SOURCE RECORDS:

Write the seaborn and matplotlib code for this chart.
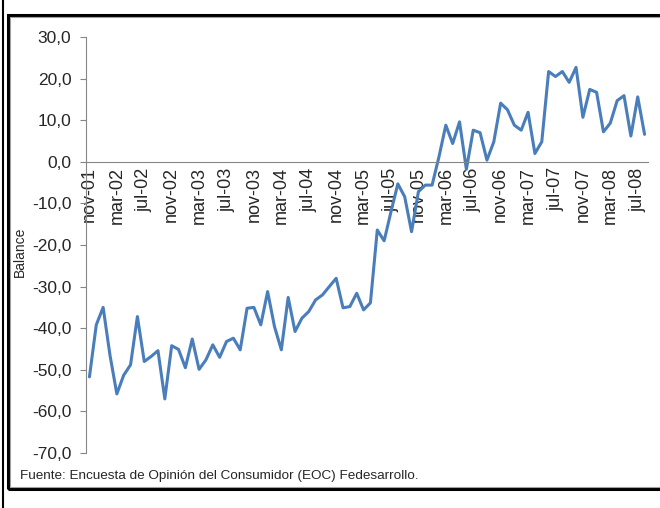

--

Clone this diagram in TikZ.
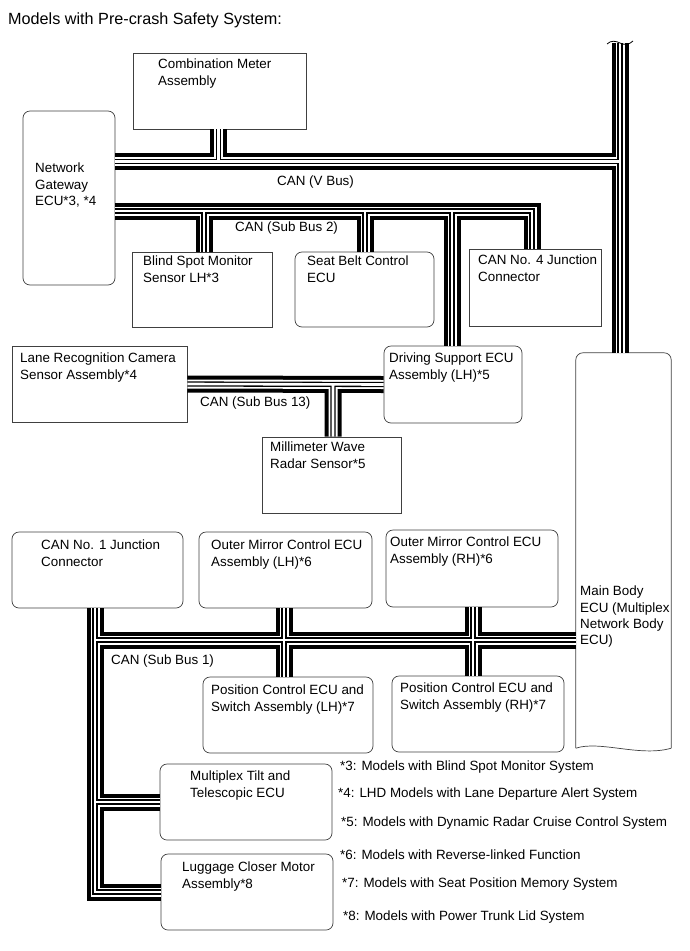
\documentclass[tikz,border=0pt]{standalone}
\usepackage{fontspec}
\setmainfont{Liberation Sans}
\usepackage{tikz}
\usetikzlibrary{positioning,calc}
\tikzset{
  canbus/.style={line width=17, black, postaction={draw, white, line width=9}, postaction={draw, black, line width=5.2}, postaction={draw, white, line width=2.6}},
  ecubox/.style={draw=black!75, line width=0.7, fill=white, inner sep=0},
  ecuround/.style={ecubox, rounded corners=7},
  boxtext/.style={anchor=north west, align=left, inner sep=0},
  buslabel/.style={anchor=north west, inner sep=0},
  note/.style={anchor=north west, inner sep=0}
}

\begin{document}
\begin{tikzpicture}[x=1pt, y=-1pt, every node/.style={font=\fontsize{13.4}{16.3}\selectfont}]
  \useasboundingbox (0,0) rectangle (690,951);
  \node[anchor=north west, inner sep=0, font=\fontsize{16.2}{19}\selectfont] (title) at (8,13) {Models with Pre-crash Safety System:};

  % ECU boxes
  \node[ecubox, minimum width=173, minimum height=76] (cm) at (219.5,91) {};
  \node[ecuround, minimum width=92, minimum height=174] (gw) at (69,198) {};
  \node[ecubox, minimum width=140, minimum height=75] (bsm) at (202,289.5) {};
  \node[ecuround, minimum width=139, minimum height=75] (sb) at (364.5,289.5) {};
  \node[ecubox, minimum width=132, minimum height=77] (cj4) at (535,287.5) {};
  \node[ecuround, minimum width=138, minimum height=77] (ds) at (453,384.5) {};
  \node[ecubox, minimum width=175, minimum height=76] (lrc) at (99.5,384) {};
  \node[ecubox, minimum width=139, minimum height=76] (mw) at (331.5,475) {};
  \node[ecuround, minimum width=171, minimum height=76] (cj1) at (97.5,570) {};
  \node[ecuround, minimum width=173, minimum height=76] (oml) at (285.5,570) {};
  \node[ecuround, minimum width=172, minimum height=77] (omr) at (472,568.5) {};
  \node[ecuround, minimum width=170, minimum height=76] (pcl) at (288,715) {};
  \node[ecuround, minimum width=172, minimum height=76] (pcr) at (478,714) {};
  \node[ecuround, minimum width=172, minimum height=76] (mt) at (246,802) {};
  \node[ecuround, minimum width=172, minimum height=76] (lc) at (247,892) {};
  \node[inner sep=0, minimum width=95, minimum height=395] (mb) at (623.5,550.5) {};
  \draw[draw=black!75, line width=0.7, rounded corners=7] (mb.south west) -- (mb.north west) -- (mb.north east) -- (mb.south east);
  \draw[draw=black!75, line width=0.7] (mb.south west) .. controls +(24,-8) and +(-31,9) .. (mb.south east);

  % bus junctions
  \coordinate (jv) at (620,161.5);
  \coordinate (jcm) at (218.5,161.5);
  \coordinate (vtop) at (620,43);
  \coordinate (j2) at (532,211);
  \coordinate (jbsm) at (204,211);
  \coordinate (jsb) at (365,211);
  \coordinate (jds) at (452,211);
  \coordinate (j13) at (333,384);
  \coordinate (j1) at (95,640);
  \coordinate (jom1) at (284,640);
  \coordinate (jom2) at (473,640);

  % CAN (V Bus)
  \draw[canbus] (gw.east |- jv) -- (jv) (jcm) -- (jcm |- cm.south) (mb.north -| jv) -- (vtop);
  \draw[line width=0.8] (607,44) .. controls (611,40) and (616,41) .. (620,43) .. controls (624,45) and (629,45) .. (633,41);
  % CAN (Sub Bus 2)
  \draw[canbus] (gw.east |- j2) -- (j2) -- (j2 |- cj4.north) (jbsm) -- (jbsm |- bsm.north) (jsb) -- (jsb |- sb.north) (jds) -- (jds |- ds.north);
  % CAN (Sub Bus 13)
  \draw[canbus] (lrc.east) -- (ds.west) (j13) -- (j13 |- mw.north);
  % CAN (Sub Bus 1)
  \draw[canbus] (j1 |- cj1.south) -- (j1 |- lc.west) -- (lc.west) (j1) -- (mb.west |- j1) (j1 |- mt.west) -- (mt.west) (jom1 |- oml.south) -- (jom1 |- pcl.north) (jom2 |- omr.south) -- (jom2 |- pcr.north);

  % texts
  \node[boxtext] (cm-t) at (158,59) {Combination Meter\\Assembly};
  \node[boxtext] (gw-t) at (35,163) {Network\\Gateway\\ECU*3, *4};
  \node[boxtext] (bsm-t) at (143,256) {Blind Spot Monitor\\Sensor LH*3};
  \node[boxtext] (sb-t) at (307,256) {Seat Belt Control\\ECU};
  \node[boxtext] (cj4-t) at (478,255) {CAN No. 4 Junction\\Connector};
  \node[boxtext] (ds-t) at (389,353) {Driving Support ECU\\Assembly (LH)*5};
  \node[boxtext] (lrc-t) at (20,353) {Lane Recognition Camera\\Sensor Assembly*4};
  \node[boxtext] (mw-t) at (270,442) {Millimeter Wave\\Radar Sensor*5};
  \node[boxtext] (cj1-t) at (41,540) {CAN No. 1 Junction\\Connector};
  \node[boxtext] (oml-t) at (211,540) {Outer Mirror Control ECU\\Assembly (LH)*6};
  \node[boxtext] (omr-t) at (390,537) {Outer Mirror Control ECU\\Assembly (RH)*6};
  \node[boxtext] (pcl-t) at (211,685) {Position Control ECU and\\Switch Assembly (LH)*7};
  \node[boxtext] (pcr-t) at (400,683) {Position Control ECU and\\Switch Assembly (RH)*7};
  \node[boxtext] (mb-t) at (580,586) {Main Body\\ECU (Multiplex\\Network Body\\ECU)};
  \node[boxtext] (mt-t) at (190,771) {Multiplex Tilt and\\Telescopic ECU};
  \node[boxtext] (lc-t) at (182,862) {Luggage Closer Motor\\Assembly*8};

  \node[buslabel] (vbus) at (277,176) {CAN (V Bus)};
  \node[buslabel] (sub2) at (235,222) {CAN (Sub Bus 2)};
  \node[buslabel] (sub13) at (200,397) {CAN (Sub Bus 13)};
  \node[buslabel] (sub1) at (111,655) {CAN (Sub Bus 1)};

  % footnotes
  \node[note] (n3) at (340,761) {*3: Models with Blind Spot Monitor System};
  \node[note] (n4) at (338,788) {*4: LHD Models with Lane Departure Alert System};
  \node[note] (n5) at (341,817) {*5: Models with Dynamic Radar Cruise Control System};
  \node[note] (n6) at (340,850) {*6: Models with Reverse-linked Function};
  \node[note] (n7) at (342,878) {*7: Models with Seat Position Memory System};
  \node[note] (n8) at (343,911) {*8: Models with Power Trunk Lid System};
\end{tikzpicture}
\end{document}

WHAT THE EXERCISE ASKS: Give back exactly the lines from the one containing "Clone this diagram in TikZ." to the one containing "(title) at (8,13)", both included, and no pictures.

FINISHED ANSWER:
Clone this diagram in TikZ.
\documentclass[tikz,border=0pt]{standalone}
\usepackage{fontspec}
\setmainfont{Liberation Sans}
\usepackage{tikz}
\usetikzlibrary{positioning,calc}
\tikzset{
  canbus/.style={line width=17, black, postaction={draw, white, line width=9}, postaction={draw, black, line width=5.2}, postaction={draw, white, line width=2.6}},
  ecubox/.style={draw=black!75, line width=0.7, fill=white, inner sep=0},
  ecuround/.style={ecubox, rounded corners=7},
  boxtext/.style={anchor=north west, align=left, inner sep=0},
  buslabel/.style={anchor=north west, inner sep=0},
  note/.style={anchor=north west, inner sep=0}
}

\begin{document}
\begin{tikzpicture}[x=1pt, y=-1pt, every node/.style={font=\fontsize{13.4}{16.3}\selectfont}]
  \useasboundingbox (0,0) rectangle (690,951);
  \node[anchor=north west, inner sep=0, font=\fontsize{16.2}{19}\selectfont] (title) at (8,13) {Models with Pre-crash Safety System:};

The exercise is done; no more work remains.